Which lines in the material below contain the word "with"? Copy each of them.

::::::::::

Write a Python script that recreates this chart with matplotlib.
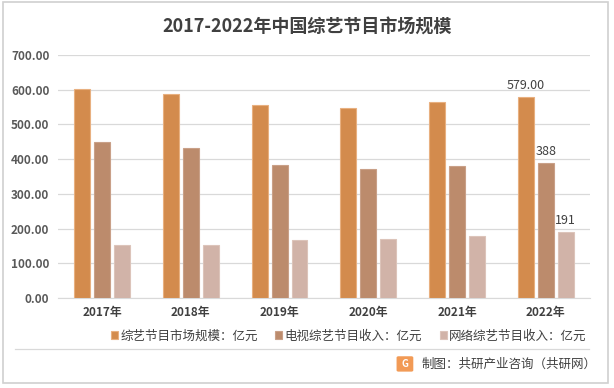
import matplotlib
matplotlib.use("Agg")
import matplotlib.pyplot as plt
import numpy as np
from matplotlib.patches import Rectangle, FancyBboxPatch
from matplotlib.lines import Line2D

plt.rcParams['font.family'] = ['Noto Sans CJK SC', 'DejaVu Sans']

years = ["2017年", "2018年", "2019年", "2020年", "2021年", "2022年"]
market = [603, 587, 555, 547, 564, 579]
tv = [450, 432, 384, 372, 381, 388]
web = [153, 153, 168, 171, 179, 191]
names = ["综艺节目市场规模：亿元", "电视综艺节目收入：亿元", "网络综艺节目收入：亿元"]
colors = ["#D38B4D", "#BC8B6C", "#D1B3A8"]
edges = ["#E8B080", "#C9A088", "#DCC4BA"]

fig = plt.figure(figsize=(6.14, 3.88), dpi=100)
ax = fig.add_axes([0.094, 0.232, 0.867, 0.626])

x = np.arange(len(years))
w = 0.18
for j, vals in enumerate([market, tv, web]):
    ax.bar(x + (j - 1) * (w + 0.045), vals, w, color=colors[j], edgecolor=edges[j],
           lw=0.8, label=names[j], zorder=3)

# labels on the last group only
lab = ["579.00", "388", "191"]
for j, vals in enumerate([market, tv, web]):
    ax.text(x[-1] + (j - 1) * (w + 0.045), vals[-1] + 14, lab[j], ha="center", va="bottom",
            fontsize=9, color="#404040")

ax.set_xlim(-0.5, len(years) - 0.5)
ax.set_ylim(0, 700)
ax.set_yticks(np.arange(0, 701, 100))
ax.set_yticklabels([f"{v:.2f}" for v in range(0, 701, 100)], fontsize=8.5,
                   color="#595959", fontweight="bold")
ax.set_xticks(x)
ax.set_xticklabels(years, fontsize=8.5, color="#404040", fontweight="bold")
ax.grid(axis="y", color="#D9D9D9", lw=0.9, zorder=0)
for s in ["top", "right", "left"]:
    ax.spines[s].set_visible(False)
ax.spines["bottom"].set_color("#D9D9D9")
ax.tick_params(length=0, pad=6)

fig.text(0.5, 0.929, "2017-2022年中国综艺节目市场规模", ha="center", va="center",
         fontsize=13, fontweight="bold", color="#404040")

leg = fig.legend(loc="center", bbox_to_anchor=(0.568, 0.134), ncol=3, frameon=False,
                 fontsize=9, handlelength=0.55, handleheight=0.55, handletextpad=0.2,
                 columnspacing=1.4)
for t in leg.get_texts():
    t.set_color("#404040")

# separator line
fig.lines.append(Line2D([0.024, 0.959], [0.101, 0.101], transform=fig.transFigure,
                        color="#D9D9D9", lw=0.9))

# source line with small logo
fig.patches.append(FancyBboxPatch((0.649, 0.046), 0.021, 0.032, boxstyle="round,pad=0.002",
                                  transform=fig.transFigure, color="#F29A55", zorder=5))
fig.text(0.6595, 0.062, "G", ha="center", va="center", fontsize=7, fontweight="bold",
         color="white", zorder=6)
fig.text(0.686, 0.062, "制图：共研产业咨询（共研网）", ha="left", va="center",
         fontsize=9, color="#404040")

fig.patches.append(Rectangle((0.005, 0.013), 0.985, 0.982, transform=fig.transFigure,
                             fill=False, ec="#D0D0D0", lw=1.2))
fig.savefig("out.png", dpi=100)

::::::::::

**COMPLETE ANSWER**:
Write a Python script that recreates this chart with matplotlib.
# source line with small logo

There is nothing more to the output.